__PROBLEM REQUIREMENTS__. Set down, exactly as written, the lines from the top of the data to the line that holds "label=s, zorder=3)", and omit the pictures.

__EXCERPTED RECORDS__.

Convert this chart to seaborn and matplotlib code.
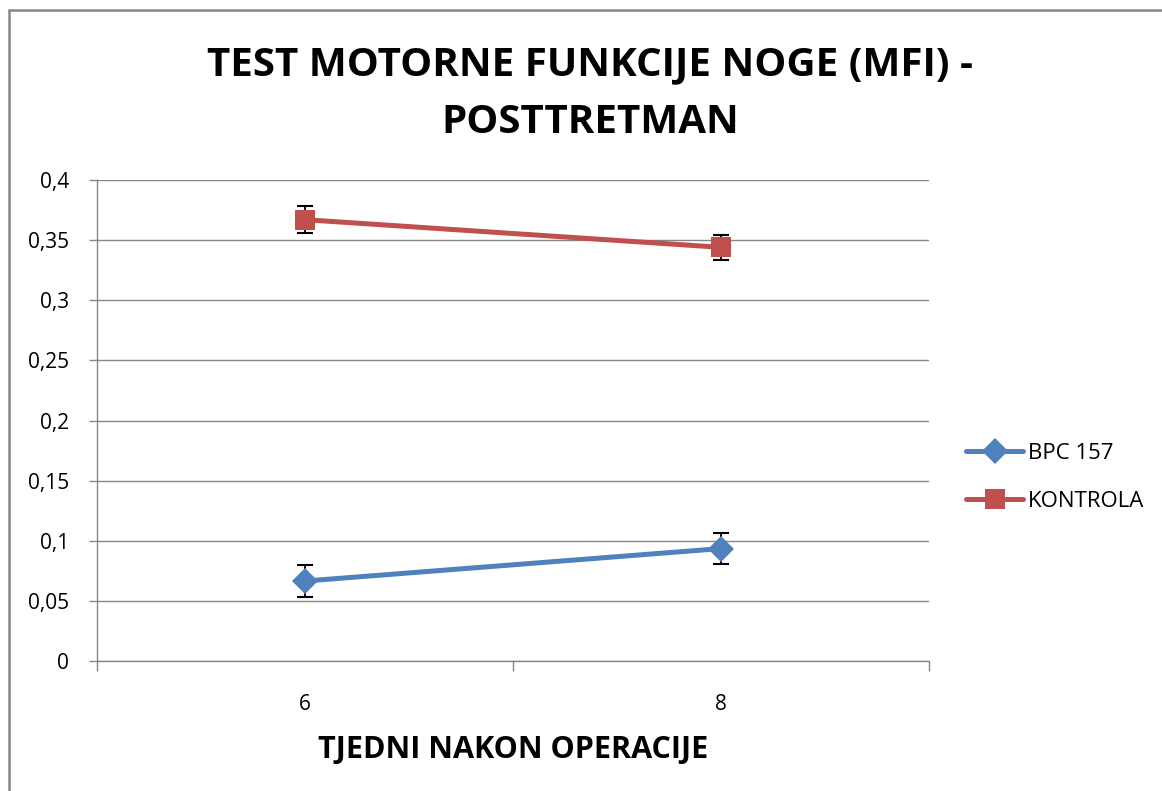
import matplotlib
matplotlib.use("Agg")
import matplotlib.pyplot as plt
import seaborn as sns
import pandas as pd
from matplotlib.patches import Rectangle

weeks = ["6", "8"]
series = ["BPC 157", "KONTROLA"]
bpc_vals = [0.0665, 0.0935]
bpc_err = [0.013, 0.013]
ctrl_vals = [0.367, 0.344]
ctrl_err = [0.011, 0.0105]
yticks = [0, 0.05, 0.1, 0.15, 0.2, 0.25, 0.3, 0.35, 0.4]
ytick_labels = ["0", "0,05", "0,1", "0,15", "0,2", "0,25", "0,3", "0,35", "0,4"]

sns.set_theme(style="white")
plt.rcParams['font.family'] = ['Open Sans', 'DejaVu Sans']
plt.rcParams['text.color'] = 'black'
plt.rcParams['xtick.color'] = 'black'
plt.rcParams['ytick.color'] = 'black'
plt.rcParams['axes.labelcolor'] = 'black'

fig = plt.figure(figsize=(11.62, 7.91), dpi=100)
ax = fig.add_axes([97/1162, 1-661/791, (929-97)/1162, (661-180)/791])

df = pd.DataFrame({
    "x": list(range(len(weeks))) * 2,
    "val": bpc_vals + ctrl_vals,
    "err": bpc_err + ctrl_err,
    "series": [series[0]] * len(weeks) + [series[1]] * len(weeks),
})
colors = {"BPC 157": "#4F81BD", "KONTROLA": "#C0504D"}
markers = {"BPC 157": "D", "KONTROLA": "s"}
sizes = {"BPC 157": 13, "KONTROLA": 14}

for s in series:
    sub = df[df.series == s]
    ax.errorbar(sub.x, sub.val, yerr=sub.err, fmt="none", ecolor="black",
                elinewidth=1.3, capsize=6, capthick=1.5, zorder=2)
    sns.lineplot(data=sub, x="x", y="val", ax=ax, color=colors[s], lw=3.6,
                 marker=markers[s], markersize=sizes[s], markeredgewidth=0,
                 label=s, zorder=3)

ax.set_xlim(-0.5, len(weeks) - 0.5)
ax.set_ylim(0, 0.4)
ax.set_yticks(yticks)
ax.set_yticklabels(ytick_labels, fontsize=15)
ax.set_xticks(range(len(weeks)))
ax.set_xticklabels(weeks, fontsize=15)
ax.set_xticks([-0.5, 0.5, 1.5], minor=True)
ax.tick_params(axis="x", which="major", length=0, pad=24)
ax.tick_params(axis="x", which="minor", length=7, color="#868686", width=1, direction="out", bottom=True)
ax.tick_params(axis="y", length=6, color="#868686", width=1, direction="out", left=True, pad=14,
               labelcolor="black")
ax.tick_params(axis="x", labelcolor="black")
ax.yaxis.grid(True, color="#868686", lw=1)
ax.xaxis.grid(False)
for sp in ["top", "right"]:
    ax.spines[sp].set_visible(False)
for sp in ["left", "bottom"]:
    ax.spines[sp].set_color("#868686")
    ax.spines[sp].set_linewidth(1)
ax.set_ylabel("")
ax.set_xlabel("TJEDNI NAKON OPERACIJE", fontsize=22, fontweight="bold", labelpad=14, color="black")

leg = ax.legend(loc="center left", frameon=False, fontsize=16, handlelength=2.6,
                labelspacing=1.2, handletextpad=0.2, bbox_to_anchor=(1.02, 0.382))
for t in leg.get_texts():
    t.set_color("black")

fig.suptitle("TEST MOTORNE FUNKCIJE NOGE (MFI) -\nPOSTTRETMAN", x=0.508, y=0.943,
             fontsize=29, fontweight="bold", linespacing=1.62, color="black")

fig.patches.append(Rectangle((9/1162, -0.5), 2, 0.5 + 1 - 10/791, transform=fig.transFigure,
                             fill=False, edgecolor="#868686", lw=1.8))

fig.savefig("out.png", dpi=100)
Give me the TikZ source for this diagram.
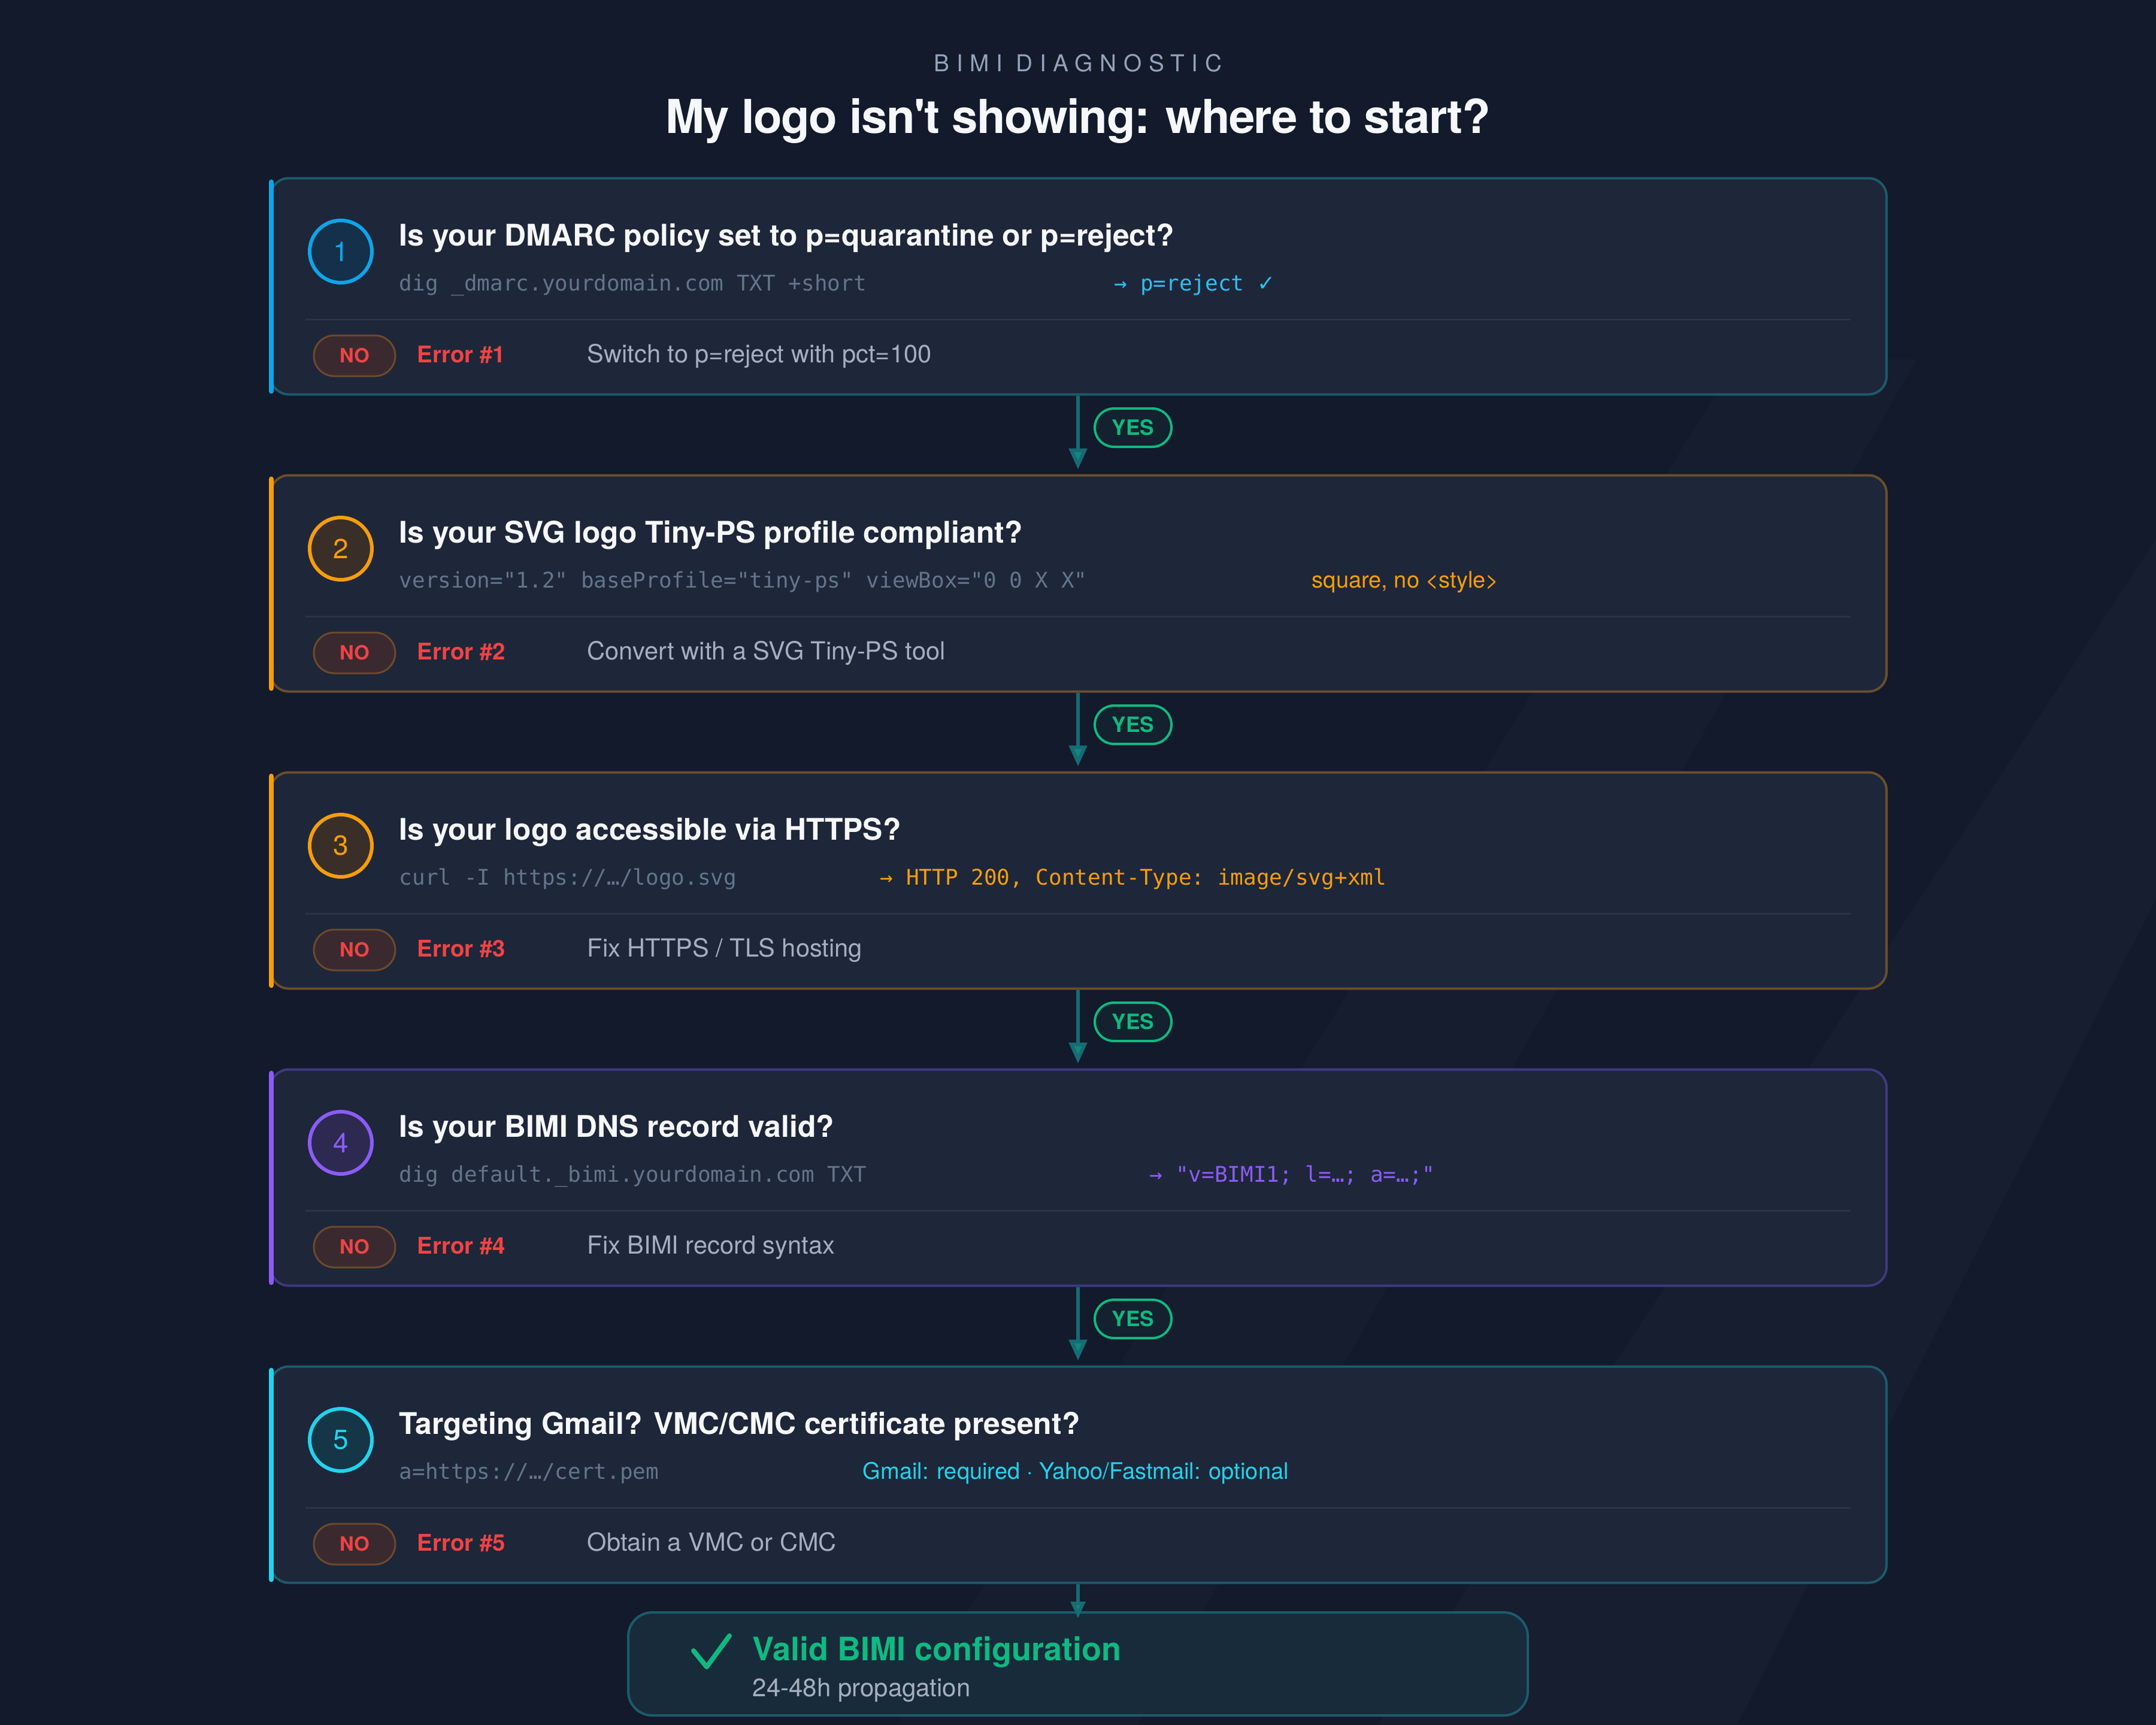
\documentclass[tikz,border=0pt]{standalone}
\usepackage{fontspec}
\setmainfont{TeX Gyre Heros}[Ligatures=TeXOff]
\setmonofont{DejaVu Sans Mono}
\newfontfamily\symf{DejaVu Sans}
\newfontfamily\trackf[LetterSpace=30]{TeX Gyre Heros}
\newfontfamily\titlef[LetterSpace=-2,Ligatures=TeXOff]{TeX Gyre Heros}
\usetikzlibrary{arrows.meta}
\definecolor{bg}{HTML}{121A2B}
\definecolor{cardbg}{HTML}{1E2639}
\definecolor{bteal}{HTML}{1C5B6B}
\definecolor{bbrown}{HTML}{6A4E2B}
\definecolor{bpurple}{HTML}{3E3A7E}
\definecolor{accA}{HTML}{0EA5E9}
\definecolor{accB}{HTML}{F59E0B}
\definecolor{accD}{HTML}{8B5CF6}
\definecolor{accE}{HTML}{22D3EE}
\definecolor{cfA}{HTML}{14304A}
\definecolor{cfB}{HTML}{3A2E28}
\definecolor{cfD}{HTML}{2D2950}
\definecolor{cfE}{HTML}{143646}
\definecolor{divc}{HTML}{2B3447}
\definecolor{codegray}{HTML}{64748B}
\definecolor{fixgray}{HTML}{A5AFBE}
\definecolor{errred}{HTML}{EF4444}
\definecolor{nofill}{HTML}{3A2A30}
\definecolor{noborder}{HTML}{6C4A2C}
\definecolor{connc}{HTML}{176B74}
\definecolor{headc}{HTML}{12887A}
\definecolor{yesgreen}{HTML}{10B981}
\definecolor{yesfill}{HTML}{13222E}
\definecolor{titlec}{HTML}{F5F7FA}
\definecolor{subc}{HTML}{94A3B8}
\definecolor{finfill}{HTML}{182B3B}
\definecolor{resA}{HTML}{2CC0F0}
\newcommand\cardframe[6]{%
  \node[card, draw=#5] (#1) at (1801,#3+180) {};
  \draw[accentbar, #4] (453,#3+6) -- (453,#3+355);
  \node[numcirc, draw=#4, fill=#6, text=#4] (#1n) at (569,#3+122) {#2};
  \draw[divider] (510,#3+235) -- (3090,#3+235);
  \node[nobadge] (#1no) at (592,#3+296) {NO};
  \node[errtxt] (#1err) at (696,#3+307) {Error \##2};
}
\begin{document}
\begin{tikzpicture}[x=0.25pt,y=-0.25pt,
  card/.style={rectangle, rounded corners=7.5pt, fill=cardbg, line width=1pt, minimum width=674.5pt, minimum height=90.25pt, inner sep=0pt},
  accentbar/.style={line width=2.2pt, line cap=round},
  numcirc/.style={circle, line width=1.5pt, minimum size=26pt, inner sep=0pt, font=\fontsize{11.5}{13}\selectfont},
  divider/.style={draw=divc, line width=0.75pt},
  nobadge/.style={rectangle, rounded corners=8.5pt, minimum width=34pt, minimum height=17pt, inner sep=0pt, fill=nofill, draw=noborder, line width=0.75pt, text=errred, font=\fontsize{8.2}{9}\selectfont\bfseries},
  errtxt/.style={anchor=base west, inner sep=0pt, text=errred, font=\fontsize{9.6}{11}\selectfont\bfseries},
  qtitle/.style={anchor=base west, inner sep=0pt, text=titlec, font=\fontsize{12.45}{14}\selectfont\bfseries},
  codetxt/.style={anchor=base west, inner sep=0pt, text=codegray, font=\ttfamily\fontsize{9}{11}\selectfont},
  restxt/.style={anchor=base west, inner sep=0pt, font=\ttfamily\fontsize{9}{11}\selectfont},
  fixtxt/.style={anchor=base west, inner sep=0pt, text=fixgray, font=\fontsize{10.4}{12}\selectfont},
  notetxt/.style={anchor=base west, inner sep=0pt, font=\fontsize{9.5}{10}\selectfont},
  conn/.style={draw=connc, line width=1.5pt, -{Triangle[width=7.5pt,length=8.75pt,fill=headc]}, shorten >=2pt},
  yesbadge/.style={rectangle, rounded corners=8pt, minimum width=32pt, minimum height=16pt, inner sep=0pt, fill=yesfill, draw=yesgreen, line width=1pt, text=yesgreen, font=\fontsize{8.8}{9}\selectfont\bfseries}
]
\useasboundingbox (0,0) rectangle (3600,2880);
\fill[bg] (0,0) rectangle (3600,2880);
\fill[white, opacity=0.02] (2300,2880) -- (3600,900) -- (3600,1500) -- (2900,2880) -- cycle;
\fill[white, opacity=0.015] (1500,2880) -- (2900,600) -- (3200,600) -- (1900,2880) -- cycle;

% header
\node[inner sep=0pt, anchor=base, text=subc, font=\trackf\fontsize{9.7}{11}\selectfont] (kicker) at (1800,120) {BIMI DIAGNOSTIC};
\node[inner sep=0pt, anchor=base, text=titlec, font=\titlef\fontsize{19.5}{24}\selectfont\bfseries] (title) at (1800,222) {My logo isn't showing: where to start?};

% card 1
\cardframe{c1}{1}{298}{accA}{bteal}{cfA}
\node[qtitle] (c1t) at (666,410) {Is your DMARC policy set to p=quarantine or p=reject?};
\node[codetxt] (c1c) at (666,485) {dig \_dmarc.yourdomain.com TXT +short};
\node[restxt, text=resA] (c1r) at (1860,485) {→ p=reject {\symf ✓}};
\node[fixtxt] (c1f) at (980,605) {Switch to p=reject with pct=100};

% card 2
\cardframe{c2}{2}{794}{accB}{bbrown}{cfB}
\node[qtitle] (c2t) at (666,906) {Is your SVG logo Tiny-PS profile compliant?};
\node[codetxt] (c2c) at (666,981) {version="1.2" baseProfile="tiny-ps" viewBox="0 0 X X"};
\node[notetxt, text=accB] (c2r) at (2190,981) {square, no <style>};
\node[fixtxt] (c2f) at (980,1101) {Convert with a SVG Tiny-PS tool};

% card 3
\cardframe{c3}{3}{1290}{accB}{bbrown}{cfB}
\node[qtitle] (c3t) at (666,1402) {Is your logo accessible via HTTPS?};
\node[codetxt] (c3c) at (666,1477) {curl -I https://…/logo.svg};
\node[restxt, text=accB] (c3r) at (1469,1477) {→ HTTP 200, Content-Type: image/svg+xml};
\node[fixtxt] (c3f) at (980,1597) {Fix HTTPS / TLS hosting};

% card 4
\cardframe{c4}{4}{1786}{accD}{bpurple}{cfD}
\node[qtitle] (c4t) at (666,1898) {Is your BIMI DNS record valid?};
\node[codetxt] (c4c) at (666,1973) {dig default.\_bimi.yourdomain.com TXT};
\node[restxt, text=accD] (c4r) at (1919,1973) {→ "v=BIMI1; l=…; a=…;"};
\node[fixtxt] (c4f) at (980,2093) {Fix BIMI record syntax};

% card 5
\cardframe{c5}{5}{2282}{accE}{bteal}{cfE}
\node[qtitle] (c5t) at (666,2394) {Targeting Gmail? VMC/CMC certificate present?};
\node[codetxt] (c5c) at (666,2469) {a=https://…/cert.pem};
\node[notetxt, text=accE] (c5r) at (1440,2469) {Gmail: required · Yahoo/Fastmail: optional};
\node[fixtxt] (c5f) at (980,2589) {Obtain a VMC or CMC};

% final
\node[rectangle, rounded corners=10pt, fill=finfill, draw=bteal, line width=1pt, minimum width=375.5pt, minimum height=43pt, inner sep=0pt] (fin) at (1800,2778) {};
\draw[yesgreen, line width=2pt, line cap=round, line join=round] (1158,2756) -- (1180,2783) -- (1218,2731);
\node[inner sep=0pt, anchor=base west, text=yesgreen, font=\fontsize{13.5}{16}\selectfont\bfseries] (fint) at (1256,2772) {Valid BIMI configuration};
\node[inner sep=0pt, anchor=base west, text=fixgray, font=\fontsize{10.5}{12}\selectfont] (fins) at (1256,2832) {24-48h propagation};

% connectors
\draw[conn] (c1.south -| 1800,0) -- (c2.north -| 1800,0);
\draw[conn] (c2.south -| 1800,0) -- (c3.north -| 1800,0);
\draw[conn] (c3.south -| 1800,0) -- (c4.north -| 1800,0);
\draw[conn] (c4.south -| 1800,0) -- (c5.north -| 1800,0);
\draw[conn, shorten >=-3pt, -{Triangle[width=6pt,length=7pt,fill=headc]}] (c5.south -| 1800,0) -- (fin.north);
\node[yesbadge] (y1) at (1892,714) {YES};
\node[yesbadge] (y2) at (1892,1210) {YES};
\node[yesbadge] (y3) at (1892,1706) {YES};
\node[yesbadge] (y4) at (1892,2202) {YES};
\end{tikzpicture}
\end{document}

__EXPECTED OUTPUT__.
Convert this chart to seaborn and matplotlib code.
import matplotlib
matplotlib.use("Agg")
import matplotlib.pyplot as plt
import seaborn as sns
import pandas as pd
from matplotlib.patches import Rectangle

weeks = ["6", "8"]
series = ["BPC 157", "KONTROLA"]
bpc_vals = [0.0665, 0.0935]
bpc_err = [0.013, 0.013]
ctrl_vals = [0.367, 0.344]
ctrl_err = [0.011, 0.0105]
yticks = [0, 0.05, 0.1, 0.15, 0.2, 0.25, 0.3, 0.35, 0.4]
ytick_labels = ["0", "0,05", "0,1", "0,15", "0,2", "0,25", "0,3", "0,35", "0,4"]

sns.set_theme(style="white")
plt.rcParams['font.family'] = ['Open Sans', 'DejaVu Sans']
plt.rcParams['text.color'] = 'black'
plt.rcParams['xtick.color'] = 'black'
plt.rcParams['ytick.color'] = 'black'
plt.rcParams['axes.labelcolor'] = 'black'

fig = plt.figure(figsize=(11.62, 7.91), dpi=100)
ax = fig.add_axes([97/1162, 1-661/791, (929-97)/1162, (661-180)/791])

df = pd.DataFrame({
    "x": list(range(len(weeks))) * 2,
    "val": bpc_vals + ctrl_vals,
    "err": bpc_err + ctrl_err,
    "series": [series[0]] * len(weeks) + [series[1]] * len(weeks),
})
colors = {"BPC 157": "#4F81BD", "KONTROLA": "#C0504D"}
markers = {"BPC 157": "D", "KONTROLA": "s"}
sizes = {"BPC 157": 13, "KONTROLA": 14}

for s in series:
    sub = df[df.series == s]
    ax.errorbar(sub.x, sub.val, yerr=sub.err, fmt="none", ecolor="black",
                elinewidth=1.3, capsize=6, capthick=1.5, zorder=2)
    sns.lineplot(data=sub, x="x", y="val", ax=ax, color=colors[s], lw=3.6,
                 marker=markers[s], markersize=sizes[s], markeredgewidth=0,
                 label=s, zorder=3)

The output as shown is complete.